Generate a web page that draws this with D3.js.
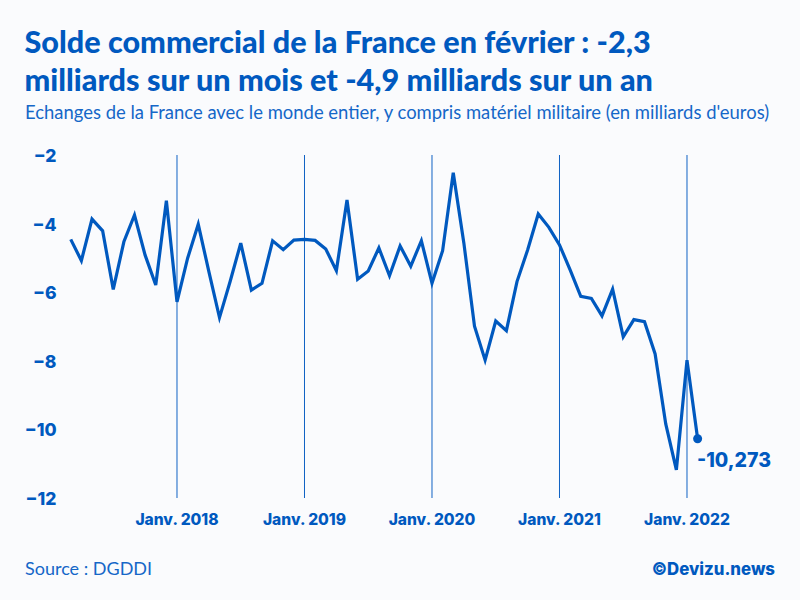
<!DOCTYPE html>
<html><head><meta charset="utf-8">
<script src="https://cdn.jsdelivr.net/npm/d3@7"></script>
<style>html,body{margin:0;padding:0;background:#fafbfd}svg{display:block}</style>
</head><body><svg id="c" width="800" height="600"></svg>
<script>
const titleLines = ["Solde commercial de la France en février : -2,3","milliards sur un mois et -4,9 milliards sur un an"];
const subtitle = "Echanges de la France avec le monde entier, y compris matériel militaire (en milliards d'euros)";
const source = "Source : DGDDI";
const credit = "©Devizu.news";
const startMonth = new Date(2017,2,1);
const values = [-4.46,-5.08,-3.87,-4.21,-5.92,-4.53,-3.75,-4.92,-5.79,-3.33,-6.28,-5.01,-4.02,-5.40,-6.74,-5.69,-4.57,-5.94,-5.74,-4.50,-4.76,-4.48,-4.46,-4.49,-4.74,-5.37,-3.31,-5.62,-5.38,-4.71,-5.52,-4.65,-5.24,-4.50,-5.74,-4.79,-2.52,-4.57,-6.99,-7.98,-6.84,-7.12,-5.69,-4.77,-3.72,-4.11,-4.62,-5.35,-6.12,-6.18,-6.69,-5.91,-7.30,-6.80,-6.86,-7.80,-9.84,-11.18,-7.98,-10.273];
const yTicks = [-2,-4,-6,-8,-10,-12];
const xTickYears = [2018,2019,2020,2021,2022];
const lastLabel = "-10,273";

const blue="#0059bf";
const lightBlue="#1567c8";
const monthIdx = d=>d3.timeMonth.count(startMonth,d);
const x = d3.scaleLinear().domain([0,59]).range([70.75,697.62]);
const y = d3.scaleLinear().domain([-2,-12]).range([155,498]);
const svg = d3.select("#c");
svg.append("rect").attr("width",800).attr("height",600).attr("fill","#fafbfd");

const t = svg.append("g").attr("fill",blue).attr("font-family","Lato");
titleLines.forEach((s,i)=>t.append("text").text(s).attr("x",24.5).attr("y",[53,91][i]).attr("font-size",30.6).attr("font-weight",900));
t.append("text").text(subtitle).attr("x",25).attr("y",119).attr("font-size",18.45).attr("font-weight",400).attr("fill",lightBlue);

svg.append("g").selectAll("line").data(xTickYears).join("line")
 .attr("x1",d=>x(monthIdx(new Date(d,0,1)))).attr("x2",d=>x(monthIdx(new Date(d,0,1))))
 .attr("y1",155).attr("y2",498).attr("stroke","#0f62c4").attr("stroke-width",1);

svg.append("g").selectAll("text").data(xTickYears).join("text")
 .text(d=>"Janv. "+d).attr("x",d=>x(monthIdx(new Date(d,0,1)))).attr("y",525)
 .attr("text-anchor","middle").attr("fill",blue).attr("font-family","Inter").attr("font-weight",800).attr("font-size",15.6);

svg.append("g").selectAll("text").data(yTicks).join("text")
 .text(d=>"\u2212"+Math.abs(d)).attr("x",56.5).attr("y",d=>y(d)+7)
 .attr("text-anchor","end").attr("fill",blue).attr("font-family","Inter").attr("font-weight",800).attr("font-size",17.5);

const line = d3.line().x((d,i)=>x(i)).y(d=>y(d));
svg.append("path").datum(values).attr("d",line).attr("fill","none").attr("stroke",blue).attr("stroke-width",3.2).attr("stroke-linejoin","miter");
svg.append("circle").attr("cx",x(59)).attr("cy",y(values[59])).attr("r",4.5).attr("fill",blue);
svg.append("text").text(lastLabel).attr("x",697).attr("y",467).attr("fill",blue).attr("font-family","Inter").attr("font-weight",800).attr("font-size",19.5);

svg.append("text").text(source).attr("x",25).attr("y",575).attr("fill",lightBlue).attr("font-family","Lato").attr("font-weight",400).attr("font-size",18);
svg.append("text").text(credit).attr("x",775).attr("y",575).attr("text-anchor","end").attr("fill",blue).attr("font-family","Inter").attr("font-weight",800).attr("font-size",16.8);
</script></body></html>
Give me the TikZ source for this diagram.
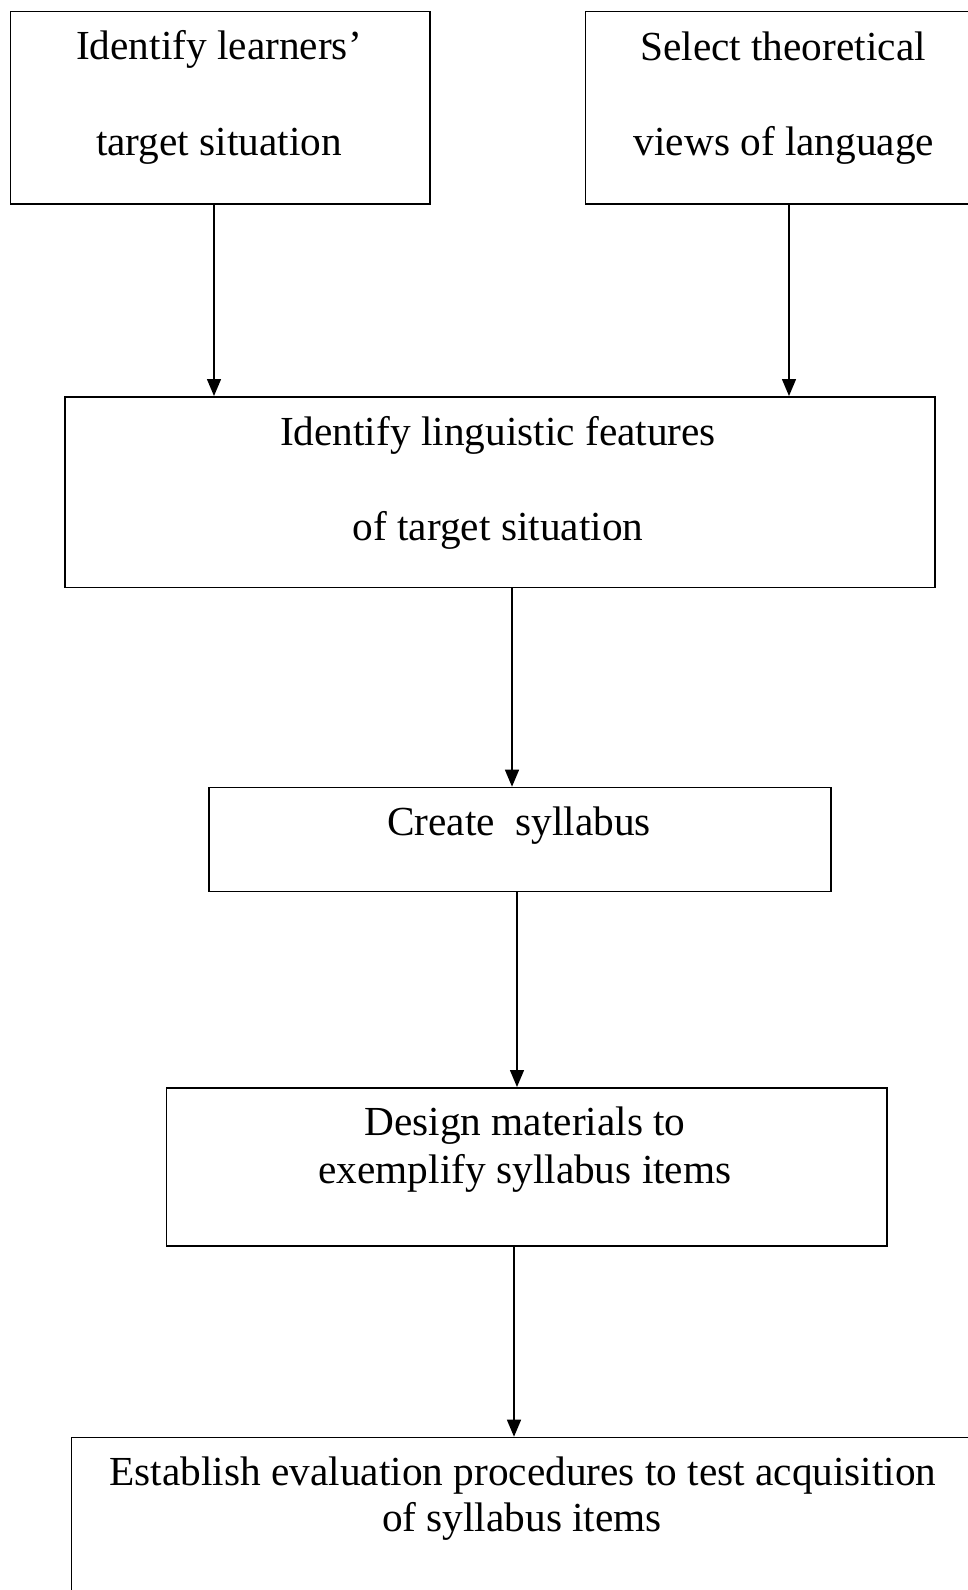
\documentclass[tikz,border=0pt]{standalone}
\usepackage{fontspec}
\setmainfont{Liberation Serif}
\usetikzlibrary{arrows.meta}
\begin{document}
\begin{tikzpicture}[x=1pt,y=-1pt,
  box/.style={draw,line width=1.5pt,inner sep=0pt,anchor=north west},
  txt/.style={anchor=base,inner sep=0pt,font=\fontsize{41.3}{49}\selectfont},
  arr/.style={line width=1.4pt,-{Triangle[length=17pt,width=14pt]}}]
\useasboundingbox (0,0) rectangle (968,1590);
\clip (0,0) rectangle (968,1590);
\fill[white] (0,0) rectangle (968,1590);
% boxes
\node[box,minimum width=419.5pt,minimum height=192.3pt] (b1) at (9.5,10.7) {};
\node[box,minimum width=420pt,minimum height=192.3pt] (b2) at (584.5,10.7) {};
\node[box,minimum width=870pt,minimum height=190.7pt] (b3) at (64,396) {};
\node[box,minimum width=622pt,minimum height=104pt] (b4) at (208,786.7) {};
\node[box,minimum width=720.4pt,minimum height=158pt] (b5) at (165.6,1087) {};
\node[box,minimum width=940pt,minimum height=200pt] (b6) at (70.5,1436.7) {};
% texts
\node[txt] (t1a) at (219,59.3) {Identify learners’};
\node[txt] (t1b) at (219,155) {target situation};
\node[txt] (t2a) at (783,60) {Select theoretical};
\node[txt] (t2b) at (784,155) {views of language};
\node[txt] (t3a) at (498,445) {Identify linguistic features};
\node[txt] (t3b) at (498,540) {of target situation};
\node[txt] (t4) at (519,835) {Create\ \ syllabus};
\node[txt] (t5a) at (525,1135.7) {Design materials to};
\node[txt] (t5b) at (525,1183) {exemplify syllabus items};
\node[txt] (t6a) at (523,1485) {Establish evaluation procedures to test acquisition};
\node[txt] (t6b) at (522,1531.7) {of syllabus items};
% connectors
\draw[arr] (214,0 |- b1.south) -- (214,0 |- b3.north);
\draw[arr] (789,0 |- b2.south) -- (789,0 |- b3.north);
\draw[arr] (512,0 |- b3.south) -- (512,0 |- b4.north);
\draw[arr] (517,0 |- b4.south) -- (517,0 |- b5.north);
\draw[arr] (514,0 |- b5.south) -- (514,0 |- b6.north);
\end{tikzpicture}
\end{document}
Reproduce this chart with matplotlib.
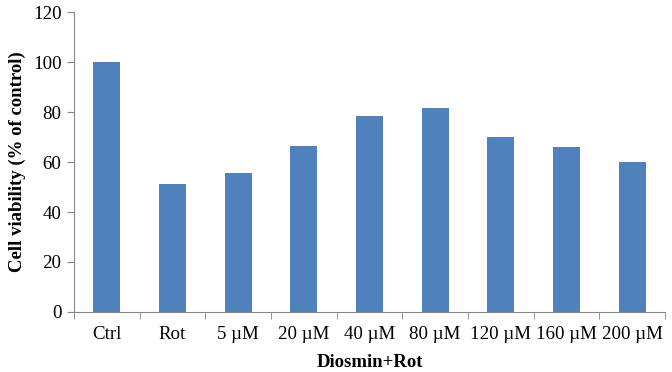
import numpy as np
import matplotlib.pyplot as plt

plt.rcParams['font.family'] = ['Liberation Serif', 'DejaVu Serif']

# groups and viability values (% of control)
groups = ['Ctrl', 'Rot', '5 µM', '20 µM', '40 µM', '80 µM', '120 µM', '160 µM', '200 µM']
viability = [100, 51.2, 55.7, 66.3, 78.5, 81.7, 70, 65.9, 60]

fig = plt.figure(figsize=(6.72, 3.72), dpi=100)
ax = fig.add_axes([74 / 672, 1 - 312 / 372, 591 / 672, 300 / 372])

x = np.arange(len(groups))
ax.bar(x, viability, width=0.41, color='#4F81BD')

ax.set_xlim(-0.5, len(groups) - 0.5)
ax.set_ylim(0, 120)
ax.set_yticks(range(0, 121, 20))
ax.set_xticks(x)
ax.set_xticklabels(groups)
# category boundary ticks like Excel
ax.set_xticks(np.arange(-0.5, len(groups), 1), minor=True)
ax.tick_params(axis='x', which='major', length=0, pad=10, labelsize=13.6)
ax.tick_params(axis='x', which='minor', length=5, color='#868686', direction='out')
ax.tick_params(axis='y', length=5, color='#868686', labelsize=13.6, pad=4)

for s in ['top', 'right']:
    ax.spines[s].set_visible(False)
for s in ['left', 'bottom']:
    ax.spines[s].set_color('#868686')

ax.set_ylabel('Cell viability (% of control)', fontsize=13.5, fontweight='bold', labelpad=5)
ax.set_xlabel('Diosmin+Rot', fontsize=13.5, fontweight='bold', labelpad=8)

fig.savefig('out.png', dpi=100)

# Task to complete
List all lines in the material containing the string "source".

# Final result
const source = "Source : DGDDI";
svg.append("text").text(source).attr("x",25).attr("y",575).attr("fill",lightBlue).attr("font-family","Lato").attr("font-weight",400).attr("font-size",18);
Give me the TikZ source for this diagram.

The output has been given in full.